PROBLEM STATEMENT:
Strip the pictures and reproduce the rest of the listing exactly.

++++ INPUT ROWS ++++

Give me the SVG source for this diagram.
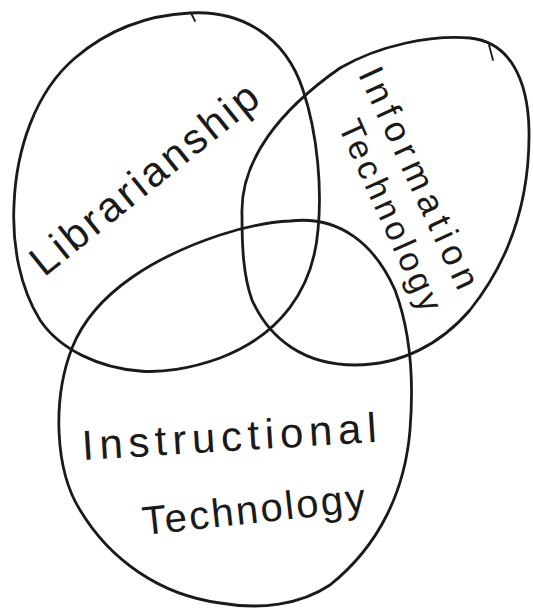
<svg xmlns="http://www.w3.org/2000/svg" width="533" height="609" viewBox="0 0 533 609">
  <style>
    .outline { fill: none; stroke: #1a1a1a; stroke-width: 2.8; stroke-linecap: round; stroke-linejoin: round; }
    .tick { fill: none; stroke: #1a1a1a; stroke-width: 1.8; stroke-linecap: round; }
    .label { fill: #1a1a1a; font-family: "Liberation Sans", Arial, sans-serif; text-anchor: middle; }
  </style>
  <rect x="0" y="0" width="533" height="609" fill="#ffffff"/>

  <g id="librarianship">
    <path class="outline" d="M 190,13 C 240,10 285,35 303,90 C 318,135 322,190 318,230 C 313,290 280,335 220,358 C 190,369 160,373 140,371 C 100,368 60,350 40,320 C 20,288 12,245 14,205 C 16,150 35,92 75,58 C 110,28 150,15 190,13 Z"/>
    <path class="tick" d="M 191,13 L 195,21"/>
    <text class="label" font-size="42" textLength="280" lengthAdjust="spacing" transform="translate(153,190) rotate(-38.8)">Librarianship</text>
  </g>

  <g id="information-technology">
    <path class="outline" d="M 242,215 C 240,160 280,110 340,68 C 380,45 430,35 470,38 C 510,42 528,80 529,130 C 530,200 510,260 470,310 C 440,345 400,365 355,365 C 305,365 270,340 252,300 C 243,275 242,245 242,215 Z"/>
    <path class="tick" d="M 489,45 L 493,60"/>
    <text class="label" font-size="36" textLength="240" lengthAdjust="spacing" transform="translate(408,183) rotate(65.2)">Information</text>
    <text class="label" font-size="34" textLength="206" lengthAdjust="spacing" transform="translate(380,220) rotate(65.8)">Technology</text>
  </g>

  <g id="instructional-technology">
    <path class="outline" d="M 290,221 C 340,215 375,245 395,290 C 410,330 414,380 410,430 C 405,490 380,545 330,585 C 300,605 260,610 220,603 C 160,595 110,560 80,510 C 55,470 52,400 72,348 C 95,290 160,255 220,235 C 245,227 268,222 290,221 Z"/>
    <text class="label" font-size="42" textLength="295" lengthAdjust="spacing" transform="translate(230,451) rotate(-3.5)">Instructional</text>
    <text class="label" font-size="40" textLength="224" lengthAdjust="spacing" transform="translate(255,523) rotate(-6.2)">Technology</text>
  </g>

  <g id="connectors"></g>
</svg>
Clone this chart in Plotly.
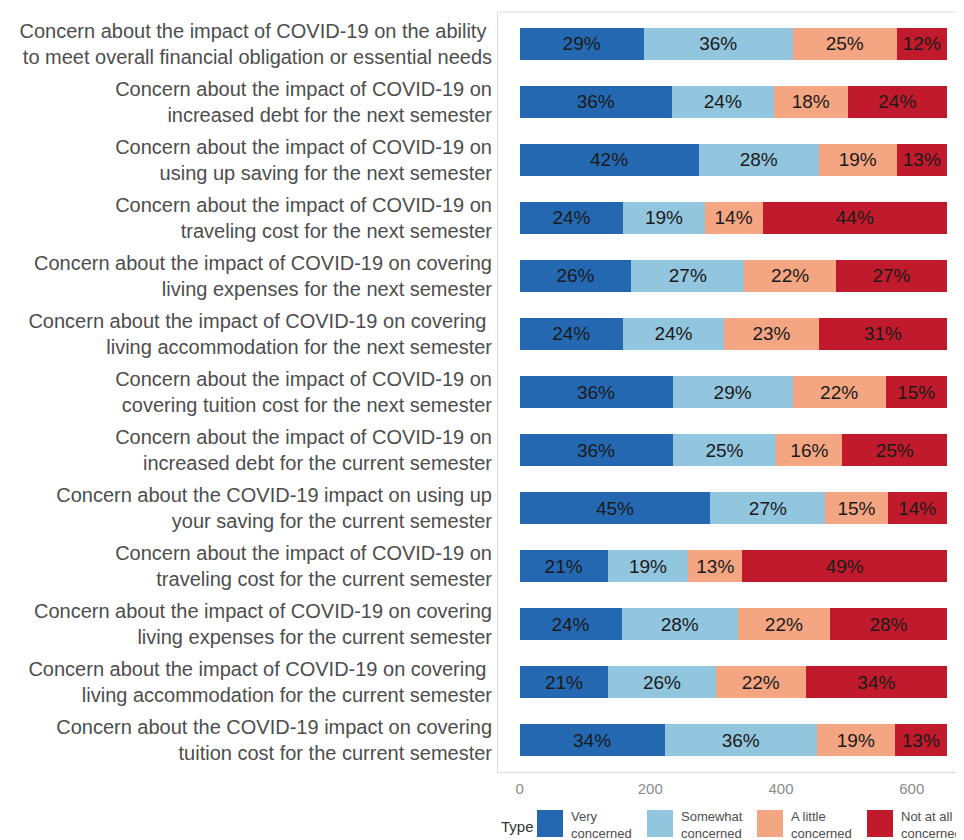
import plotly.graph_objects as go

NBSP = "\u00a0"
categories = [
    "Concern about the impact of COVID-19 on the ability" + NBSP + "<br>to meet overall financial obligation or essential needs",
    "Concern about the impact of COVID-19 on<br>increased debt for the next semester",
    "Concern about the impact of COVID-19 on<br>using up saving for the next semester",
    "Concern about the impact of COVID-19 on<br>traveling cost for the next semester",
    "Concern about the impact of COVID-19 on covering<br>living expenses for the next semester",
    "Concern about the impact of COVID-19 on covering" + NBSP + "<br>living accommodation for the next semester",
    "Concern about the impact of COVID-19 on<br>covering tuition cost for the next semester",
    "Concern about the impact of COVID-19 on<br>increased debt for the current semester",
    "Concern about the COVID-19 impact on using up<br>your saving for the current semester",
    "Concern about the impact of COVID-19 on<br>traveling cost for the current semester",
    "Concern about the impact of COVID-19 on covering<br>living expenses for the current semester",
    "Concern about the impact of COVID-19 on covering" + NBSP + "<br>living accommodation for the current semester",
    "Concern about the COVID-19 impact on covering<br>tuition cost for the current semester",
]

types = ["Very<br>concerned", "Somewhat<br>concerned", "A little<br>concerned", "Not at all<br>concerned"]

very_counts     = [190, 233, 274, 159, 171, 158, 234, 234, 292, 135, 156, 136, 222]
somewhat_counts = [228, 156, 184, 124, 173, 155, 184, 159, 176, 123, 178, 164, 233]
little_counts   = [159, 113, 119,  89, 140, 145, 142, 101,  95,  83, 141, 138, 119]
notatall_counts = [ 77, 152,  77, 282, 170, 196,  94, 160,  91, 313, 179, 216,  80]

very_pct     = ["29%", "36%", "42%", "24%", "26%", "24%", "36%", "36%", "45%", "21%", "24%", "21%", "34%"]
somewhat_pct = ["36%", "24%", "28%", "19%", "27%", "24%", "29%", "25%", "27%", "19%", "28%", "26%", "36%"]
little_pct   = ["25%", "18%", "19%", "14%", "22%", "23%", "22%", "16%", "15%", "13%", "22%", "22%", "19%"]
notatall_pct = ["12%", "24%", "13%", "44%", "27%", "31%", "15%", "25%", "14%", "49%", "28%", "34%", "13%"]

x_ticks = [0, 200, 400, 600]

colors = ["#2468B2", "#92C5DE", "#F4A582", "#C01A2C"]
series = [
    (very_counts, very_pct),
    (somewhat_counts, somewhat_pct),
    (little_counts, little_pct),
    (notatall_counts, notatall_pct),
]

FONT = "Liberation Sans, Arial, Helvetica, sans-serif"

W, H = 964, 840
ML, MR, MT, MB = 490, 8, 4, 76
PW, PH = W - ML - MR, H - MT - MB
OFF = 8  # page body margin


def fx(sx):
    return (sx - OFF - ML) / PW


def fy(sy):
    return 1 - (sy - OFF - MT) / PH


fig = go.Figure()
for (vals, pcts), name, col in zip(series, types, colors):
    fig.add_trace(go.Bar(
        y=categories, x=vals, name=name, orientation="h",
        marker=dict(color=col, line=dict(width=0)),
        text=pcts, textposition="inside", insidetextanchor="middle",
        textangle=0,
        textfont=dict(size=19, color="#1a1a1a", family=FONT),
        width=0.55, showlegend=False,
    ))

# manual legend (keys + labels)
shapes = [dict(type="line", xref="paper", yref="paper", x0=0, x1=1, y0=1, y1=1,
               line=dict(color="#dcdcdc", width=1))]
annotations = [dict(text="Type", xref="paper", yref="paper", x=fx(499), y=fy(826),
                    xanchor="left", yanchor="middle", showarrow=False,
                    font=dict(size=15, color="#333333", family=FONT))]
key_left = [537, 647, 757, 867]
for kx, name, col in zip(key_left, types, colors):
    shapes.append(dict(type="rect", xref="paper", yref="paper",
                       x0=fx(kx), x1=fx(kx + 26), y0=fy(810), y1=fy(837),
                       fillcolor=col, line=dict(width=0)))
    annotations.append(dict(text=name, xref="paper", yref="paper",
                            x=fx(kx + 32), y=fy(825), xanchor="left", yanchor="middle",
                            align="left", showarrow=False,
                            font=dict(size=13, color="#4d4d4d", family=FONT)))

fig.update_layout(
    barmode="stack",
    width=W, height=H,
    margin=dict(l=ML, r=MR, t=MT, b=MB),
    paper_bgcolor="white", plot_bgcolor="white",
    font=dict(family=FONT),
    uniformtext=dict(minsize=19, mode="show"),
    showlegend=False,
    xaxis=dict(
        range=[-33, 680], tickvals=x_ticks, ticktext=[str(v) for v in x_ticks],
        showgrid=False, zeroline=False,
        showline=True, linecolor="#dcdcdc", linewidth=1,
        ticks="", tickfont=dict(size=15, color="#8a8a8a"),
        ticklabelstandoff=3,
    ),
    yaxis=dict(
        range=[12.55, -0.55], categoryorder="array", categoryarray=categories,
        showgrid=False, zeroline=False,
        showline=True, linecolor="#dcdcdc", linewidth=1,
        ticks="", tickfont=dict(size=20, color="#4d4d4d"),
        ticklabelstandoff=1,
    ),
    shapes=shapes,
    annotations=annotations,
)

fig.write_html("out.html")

++++

TASK SOLUTION:
Give me the SVG source for this diagram.
<svg xmlns="http://www.w3.org/2000/svg" width="533" height="609" viewBox="0 0 533 609">
  <style>
    .outline { fill: none; stroke: #1a1a1a; stroke-width: 2.8; stroke-linecap: round; stroke-linejoin: round; }
    .tick { fill: none; stroke: #1a1a1a; stroke-width: 1.8; stroke-linecap: round; }
    .label { fill: #1a1a1a; font-family: "Liberation Sans", Arial, sans-serif; text-anchor: middle; }
  </style>
  <rect x="0" y="0" width="533" height="609" fill="#ffffff"/>

  <g id="librarianship">
    <path class="outline" d="M 190,13 C 240,10 285,35 303,90 C 318,135 322,190 318,230 C 313,290 280,335 220,358 C 190,369 160,373 140,371 C 100,368 60,350 40,320 C 20,288 12,245 14,205 C 16,150 35,92 75,58 C 110,28 150,15 190,13 Z"/>
    <path class="tick" d="M 191,13 L 195,21"/>
    <text class="label" font-size="42" textLength="280" lengthAdjust="spacing" transform="translate(153,190) rotate(-38.8)">Librarianship</text>
  </g>

  <g id="information-technology">
    <path class="outline" d="M 242,215 C 240,160 280,110 340,68 C 380,45 430,35 470,38 C 510,42 528,80 529,130 C 530,200 510,260 470,310 C 440,345 400,365 355,365 C 305,365 270,340 252,300 C 243,275 242,245 242,215 Z"/>
    <path class="tick" d="M 489,45 L 493,60"/>
    <text class="label" font-size="36" textLength="240" lengthAdjust="spacing" transform="translate(408,183) rotate(65.2)">Information</text>
    <text class="label" font-size="34" textLength="206" lengthAdjust="spacing" transform="translate(380,220) rotate(65.8)">Technology</text>
  </g>

  <g id="instructional-technology">
    <path class="outline" d="M 290,221 C 340,215 375,245 395,290 C 410,330 414,380 410,430 C 405,490 380,545 330,585 C 300,605 260,610 220,603 C 160,595 110,560 80,510 C 55,470 52,400 72,348 C 95,290 160,255 220,235 C 245,227 268,222 290,221 Z"/>
    <text class="label" font-size="42" textLength="295" lengthAdjust="spacing" transform="translate(230,451) rotate(-3.5)">Instructional</text>
    <text class="label" font-size="40" textLength="224" lengthAdjust="spacing" transform="translate(255,523) rotate(-6.2)">Technology</text>
  </g>

  <g id="connectors"></g>
</svg>
Clone this chart in Plotly.
import plotly.graph_objects as go

NBSP = "\u00a0"
categories = [
    "Concern about the impact of COVID-19 on the ability" + NBSP + "<br>to meet overall financial obligation or essential needs",
    "Concern about the impact of COVID-19 on<br>increased debt for the next semester",
    "Concern about the impact of COVID-19 on<br>using up saving for the next semester",
    "Concern about the impact of COVID-19 on<br>traveling cost for the next semester",
    "Concern about the impact of COVID-19 on covering<br>living expenses for the next semester",
    "Concern about the impact of COVID-19 on covering" + NBSP + "<br>living accommodation for the next semester",
    "Concern about the impact of COVID-19 on<br>covering tuition cost for the next semester",
    "Concern about the impact of COVID-19 on<br>increased debt for the current semester",
    "Concern about the COVID-19 impact on using up<br>your saving for the current semester",
    "Concern about the impact of COVID-19 on<br>traveling cost for the current semester",
    "Concern about the impact of COVID-19 on covering<br>living expenses for the current semester",
    "Concern about the impact of COVID-19 on covering" + NBSP + "<br>living accommodation for the current semester",
    "Concern about the COVID-19 impact on covering<br>tuition cost for the current semester",
]

types = ["Very<br>concerned", "Somewhat<br>concerned", "A little<br>concerned", "Not at all<br>concerned"]

very_counts     = [190, 233, 274, 159, 171, 158, 234, 234, 292, 135, 156, 136, 222]
somewhat_counts = [228, 156, 184, 124, 173, 155, 184, 159, 176, 123, 178, 164, 233]
little_counts   = [159, 113, 119,  89, 140, 145, 142, 101,  95,  83, 141, 138, 119]
notatall_counts = [ 77, 152,  77, 282, 170, 196,  94, 160,  91, 313, 179, 216,  80]

very_pct     = ["29%", "36%", "42%", "24%", "26%", "24%", "36%", "36%", "45%", "21%", "24%", "21%", "34%"]
somewhat_pct = ["36%", "24%", "28%", "19%", "27%", "24%", "29%", "25%", "27%", "19%", "28%", "26%", "36%"]
little_pct   = ["25%", "18%", "19%", "14%", "22%", "23%", "22%", "16%", "15%", "13%", "22%", "22%", "19%"]
notatall_pct = ["12%", "24%", "13%", "44%", "27%", "31%", "15%", "25%", "14%", "49%", "28%", "34%", "13%"]

x_ticks = [0, 200, 400, 600]

colors = ["#2468B2", "#92C5DE", "#F4A582", "#C01A2C"]
series = [
    (very_counts, very_pct),
    (somewhat_counts, somewhat_pct),
    (little_counts, little_pct),
    (notatall_counts, notatall_pct),
]

FONT = "Liberation Sans, Arial, Helvetica, sans-serif"

W, H = 964, 840
ML, MR, MT, MB = 490, 8, 4, 76
PW, PH = W - ML - MR, H - MT - MB
OFF = 8  # page body margin


def fx(sx):
    return (sx - OFF - ML) / PW


def fy(sy):
    return 1 - (sy - OFF - MT) / PH


fig = go.Figure()
for (vals, pcts), name, col in zip(series, types, colors):
    fig.add_trace(go.Bar(
        y=categories, x=vals, name=name, orientation="h",
        marker=dict(color=col, line=dict(width=0)),
        text=pcts, textposition="inside", insidetextanchor="middle",
        textangle=0,
        textfont=dict(size=19, color="#1a1a1a", family=FONT),
        width=0.55, showlegend=False,
    ))

# manual legend (keys + labels)
shapes = [dict(type="line", xref="paper", yref="paper", x0=0, x1=1, y0=1, y1=1,
               line=dict(color="#dcdcdc", width=1))]
annotations = [dict(text="Type", xref="paper", yref="paper", x=fx(499), y=fy(826),
                    xanchor="left", yanchor="middle", showarrow=False,
                    font=dict(size=15, color="#333333", family=FONT))]
key_left = [537, 647, 757, 867]
for kx, name, col in zip(key_left, types, colors):
    shapes.append(dict(type="rect", xref="paper", yref="paper",
                       x0=fx(kx), x1=fx(kx + 26), y0=fy(810), y1=fy(837),
                       fillcolor=col, line=dict(width=0)))
    annotations.append(dict(text=name, xref="paper", yref="paper",
                            x=fx(kx + 32), y=fy(825), xanchor="left", yanchor="middle",
                            align="left", showarrow=False,
                            font=dict(size=13, color="#4d4d4d", family=FONT)))

fig.update_layout(
    barmode="stack",
    width=W, height=H,
    margin=dict(l=ML, r=MR, t=MT, b=MB),
    paper_bgcolor="white", plot_bgcolor="white",
    font=dict(family=FONT),
    uniformtext=dict(minsize=19, mode="show"),
    showlegend=False,
    xaxis=dict(
        range=[-33, 680], tickvals=x_ticks, ticktext=[str(v) for v in x_ticks],
        showgrid=False, zeroline=False,
        showline=True, linecolor="#dcdcdc", linewidth=1,
        ticks="", tickfont=dict(size=15, color="#8a8a8a"),
        ticklabelstandoff=3,
    ),
    yaxis=dict(
        range=[12.55, -0.55], categoryorder="array", categoryarray=categories,
        showgrid=False, zeroline=False,
        showline=True, linecolor="#dcdcdc", linewidth=1,
        ticks="", tickfont=dict(size=20, color="#4d4d4d"),
        ticklabelstandoff=1,
    ),
    shapes=shapes,
    annotations=annotations,
)

fig.write_html("out.html")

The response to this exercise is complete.